**Job**.
Will you output the lines between the ones holding "Give me the matplotlib source for this chart." and "ytop = 233/90", inclusive, exactly as they stand, and only those lines, with the pictures left out?

**Data shown**.
**********
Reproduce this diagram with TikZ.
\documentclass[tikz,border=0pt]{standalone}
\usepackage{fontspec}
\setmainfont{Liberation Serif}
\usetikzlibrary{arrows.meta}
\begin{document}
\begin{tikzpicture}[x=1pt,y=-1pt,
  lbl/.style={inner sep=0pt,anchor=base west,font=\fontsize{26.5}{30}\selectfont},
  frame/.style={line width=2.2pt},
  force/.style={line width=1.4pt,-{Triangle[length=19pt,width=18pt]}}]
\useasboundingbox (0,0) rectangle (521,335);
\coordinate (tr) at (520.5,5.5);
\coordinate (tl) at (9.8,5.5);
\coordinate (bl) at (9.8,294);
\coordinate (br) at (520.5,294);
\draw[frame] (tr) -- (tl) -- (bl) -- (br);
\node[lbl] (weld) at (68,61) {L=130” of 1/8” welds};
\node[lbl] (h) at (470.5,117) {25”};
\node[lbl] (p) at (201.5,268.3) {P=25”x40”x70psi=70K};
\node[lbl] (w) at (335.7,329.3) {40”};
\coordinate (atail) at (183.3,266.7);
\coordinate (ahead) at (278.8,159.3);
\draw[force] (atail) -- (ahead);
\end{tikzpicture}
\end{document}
**********
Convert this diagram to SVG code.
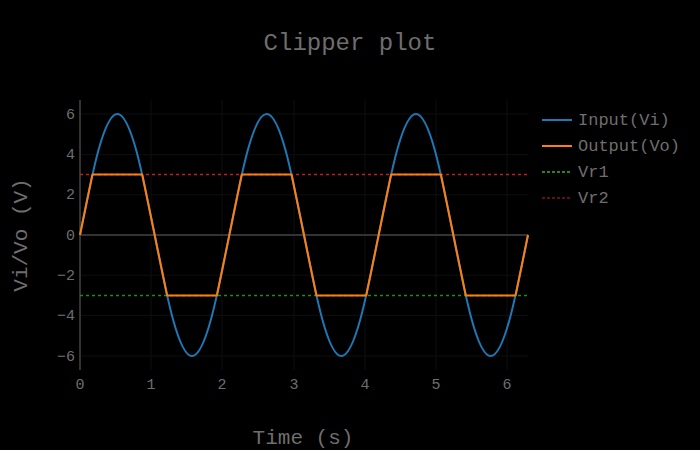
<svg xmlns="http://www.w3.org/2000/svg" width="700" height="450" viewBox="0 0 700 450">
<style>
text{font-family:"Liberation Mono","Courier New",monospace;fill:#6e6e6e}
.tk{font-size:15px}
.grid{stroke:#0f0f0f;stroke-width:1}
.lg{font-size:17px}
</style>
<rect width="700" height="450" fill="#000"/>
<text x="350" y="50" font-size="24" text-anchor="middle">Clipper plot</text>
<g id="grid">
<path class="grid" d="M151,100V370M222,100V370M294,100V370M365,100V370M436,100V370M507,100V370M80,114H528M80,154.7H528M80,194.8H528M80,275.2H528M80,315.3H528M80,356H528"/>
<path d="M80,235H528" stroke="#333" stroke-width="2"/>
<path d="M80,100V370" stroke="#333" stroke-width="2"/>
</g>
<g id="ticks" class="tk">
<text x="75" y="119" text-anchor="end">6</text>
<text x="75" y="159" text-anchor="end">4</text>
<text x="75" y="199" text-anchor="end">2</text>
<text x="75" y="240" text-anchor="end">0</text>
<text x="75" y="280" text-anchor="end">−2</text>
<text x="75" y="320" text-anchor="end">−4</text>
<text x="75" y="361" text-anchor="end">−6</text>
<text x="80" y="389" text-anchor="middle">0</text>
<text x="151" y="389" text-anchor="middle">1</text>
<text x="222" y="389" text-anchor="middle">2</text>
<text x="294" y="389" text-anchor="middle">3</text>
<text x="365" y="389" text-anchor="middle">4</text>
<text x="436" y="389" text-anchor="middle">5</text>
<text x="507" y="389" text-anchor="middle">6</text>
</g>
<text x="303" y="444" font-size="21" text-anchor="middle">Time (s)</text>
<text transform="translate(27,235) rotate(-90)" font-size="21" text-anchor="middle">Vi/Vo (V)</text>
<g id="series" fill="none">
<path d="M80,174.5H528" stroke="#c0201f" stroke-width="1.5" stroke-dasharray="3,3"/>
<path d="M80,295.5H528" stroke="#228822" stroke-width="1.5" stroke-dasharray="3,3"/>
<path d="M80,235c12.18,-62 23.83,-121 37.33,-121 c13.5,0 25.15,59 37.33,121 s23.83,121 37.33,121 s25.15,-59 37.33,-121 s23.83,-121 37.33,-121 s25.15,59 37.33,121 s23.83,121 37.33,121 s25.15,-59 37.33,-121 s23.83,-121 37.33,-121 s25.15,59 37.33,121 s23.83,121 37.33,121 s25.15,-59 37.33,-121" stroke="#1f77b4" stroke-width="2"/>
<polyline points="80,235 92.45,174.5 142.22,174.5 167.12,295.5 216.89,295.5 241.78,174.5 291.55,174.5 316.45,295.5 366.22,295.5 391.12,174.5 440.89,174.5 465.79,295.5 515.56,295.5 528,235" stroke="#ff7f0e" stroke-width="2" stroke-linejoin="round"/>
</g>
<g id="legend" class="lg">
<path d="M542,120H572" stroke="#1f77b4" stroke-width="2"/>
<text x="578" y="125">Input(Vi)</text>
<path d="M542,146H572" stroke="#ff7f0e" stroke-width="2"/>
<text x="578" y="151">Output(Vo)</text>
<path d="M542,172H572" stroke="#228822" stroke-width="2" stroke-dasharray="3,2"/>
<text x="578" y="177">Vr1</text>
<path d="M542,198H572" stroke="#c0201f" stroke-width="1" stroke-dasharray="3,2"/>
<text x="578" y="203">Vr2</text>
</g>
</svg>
**********
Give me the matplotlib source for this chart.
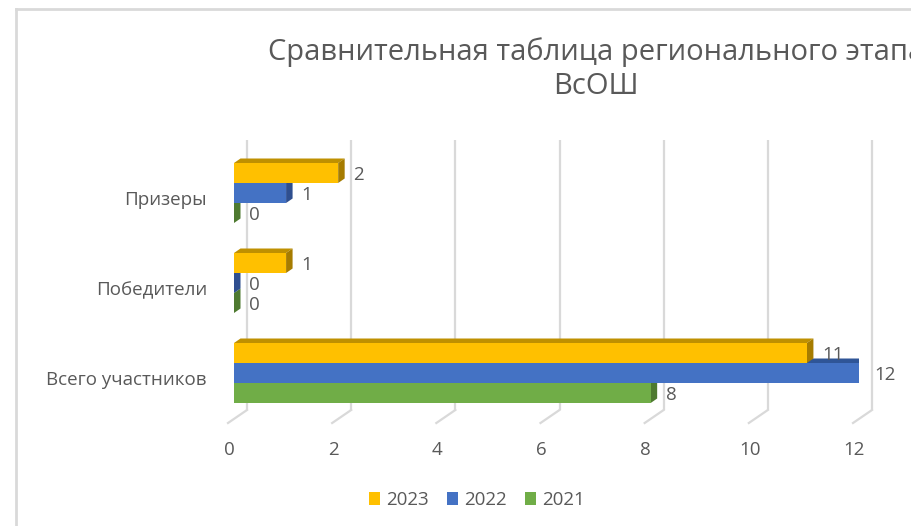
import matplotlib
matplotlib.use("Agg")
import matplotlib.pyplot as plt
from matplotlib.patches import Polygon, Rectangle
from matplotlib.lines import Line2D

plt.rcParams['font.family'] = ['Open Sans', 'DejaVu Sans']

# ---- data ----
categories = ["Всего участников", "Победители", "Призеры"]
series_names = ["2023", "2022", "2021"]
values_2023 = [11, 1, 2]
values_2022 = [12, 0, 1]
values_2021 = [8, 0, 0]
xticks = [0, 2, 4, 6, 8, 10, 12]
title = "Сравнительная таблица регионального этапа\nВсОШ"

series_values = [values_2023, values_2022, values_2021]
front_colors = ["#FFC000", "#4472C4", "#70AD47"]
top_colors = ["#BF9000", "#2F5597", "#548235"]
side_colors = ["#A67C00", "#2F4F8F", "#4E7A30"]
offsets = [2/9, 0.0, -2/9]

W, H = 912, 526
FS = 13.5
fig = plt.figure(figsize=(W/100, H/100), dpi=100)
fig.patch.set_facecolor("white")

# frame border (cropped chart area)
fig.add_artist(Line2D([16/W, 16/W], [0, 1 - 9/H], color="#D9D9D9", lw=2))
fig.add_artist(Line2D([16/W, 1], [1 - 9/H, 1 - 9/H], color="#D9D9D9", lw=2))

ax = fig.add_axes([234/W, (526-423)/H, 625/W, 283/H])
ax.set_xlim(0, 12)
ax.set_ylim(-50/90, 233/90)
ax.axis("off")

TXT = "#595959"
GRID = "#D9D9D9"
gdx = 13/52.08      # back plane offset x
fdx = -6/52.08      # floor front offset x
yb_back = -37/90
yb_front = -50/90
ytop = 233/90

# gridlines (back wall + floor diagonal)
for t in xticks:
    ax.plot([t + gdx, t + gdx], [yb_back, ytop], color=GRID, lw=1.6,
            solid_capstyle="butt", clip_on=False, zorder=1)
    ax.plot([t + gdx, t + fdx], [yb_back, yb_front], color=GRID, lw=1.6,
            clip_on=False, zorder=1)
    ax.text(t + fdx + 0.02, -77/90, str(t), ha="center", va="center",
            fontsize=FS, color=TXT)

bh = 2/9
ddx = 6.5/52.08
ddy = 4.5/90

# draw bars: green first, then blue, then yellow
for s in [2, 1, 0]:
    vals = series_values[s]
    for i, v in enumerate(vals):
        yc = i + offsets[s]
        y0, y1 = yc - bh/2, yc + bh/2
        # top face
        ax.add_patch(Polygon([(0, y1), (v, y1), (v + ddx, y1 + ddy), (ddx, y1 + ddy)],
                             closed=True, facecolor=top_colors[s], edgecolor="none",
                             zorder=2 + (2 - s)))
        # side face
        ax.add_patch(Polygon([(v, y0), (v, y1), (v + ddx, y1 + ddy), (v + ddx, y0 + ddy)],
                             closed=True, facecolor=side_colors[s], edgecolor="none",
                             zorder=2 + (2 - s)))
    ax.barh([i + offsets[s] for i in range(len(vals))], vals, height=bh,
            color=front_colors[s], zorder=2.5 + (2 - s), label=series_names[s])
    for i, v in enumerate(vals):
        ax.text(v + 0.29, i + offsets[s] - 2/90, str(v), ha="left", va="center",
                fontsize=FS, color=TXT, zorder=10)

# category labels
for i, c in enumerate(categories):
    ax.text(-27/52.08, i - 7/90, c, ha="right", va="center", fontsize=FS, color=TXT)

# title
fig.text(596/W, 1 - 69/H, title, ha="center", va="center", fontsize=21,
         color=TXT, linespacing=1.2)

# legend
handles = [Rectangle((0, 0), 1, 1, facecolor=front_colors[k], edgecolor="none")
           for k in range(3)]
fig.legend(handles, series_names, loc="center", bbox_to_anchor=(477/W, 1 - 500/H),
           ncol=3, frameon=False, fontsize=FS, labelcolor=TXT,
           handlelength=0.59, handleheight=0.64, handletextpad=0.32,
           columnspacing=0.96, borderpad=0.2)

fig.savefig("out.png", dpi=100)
**********
**Response**.
Give me the matplotlib source for this chart.
import matplotlib
matplotlib.use("Agg")
import matplotlib.pyplot as plt
from matplotlib.patches import Polygon, Rectangle
from matplotlib.lines import Line2D

plt.rcParams['font.family'] = ['Open Sans', 'DejaVu Sans']

# ---- data ----
categories = ["Всего участников", "Победители", "Призеры"]
series_names = ["2023", "2022", "2021"]
values_2023 = [11, 1, 2]
values_2022 = [12, 0, 1]
values_2021 = [8, 0, 0]
xticks = [0, 2, 4, 6, 8, 10, 12]
title = "Сравнительная таблица регионального этапа\nВсОШ"

series_values = [values_2023, values_2022, values_2021]
front_colors = ["#FFC000", "#4472C4", "#70AD47"]
top_colors = ["#BF9000", "#2F5597", "#548235"]
side_colors = ["#A67C00", "#2F4F8F", "#4E7A30"]
offsets = [2/9, 0.0, -2/9]

W, H = 912, 526
FS = 13.5
fig = plt.figure(figsize=(W/100, H/100), dpi=100)
fig.patch.set_facecolor("white")

# frame border (cropped chart area)
fig.add_artist(Line2D([16/W, 16/W], [0, 1 - 9/H], color="#D9D9D9", lw=2))
fig.add_artist(Line2D([16/W, 1], [1 - 9/H, 1 - 9/H], color="#D9D9D9", lw=2))

ax = fig.add_axes([234/W, (526-423)/H, 625/W, 283/H])
ax.set_xlim(0, 12)
ax.set_ylim(-50/90, 233/90)
ax.axis("off")

TXT = "#595959"
GRID = "#D9D9D9"
gdx = 13/52.08      # back plane offset x
fdx = -6/52.08      # floor front offset x
yb_back = -37/90
yb_front = -50/90
ytop = 233/90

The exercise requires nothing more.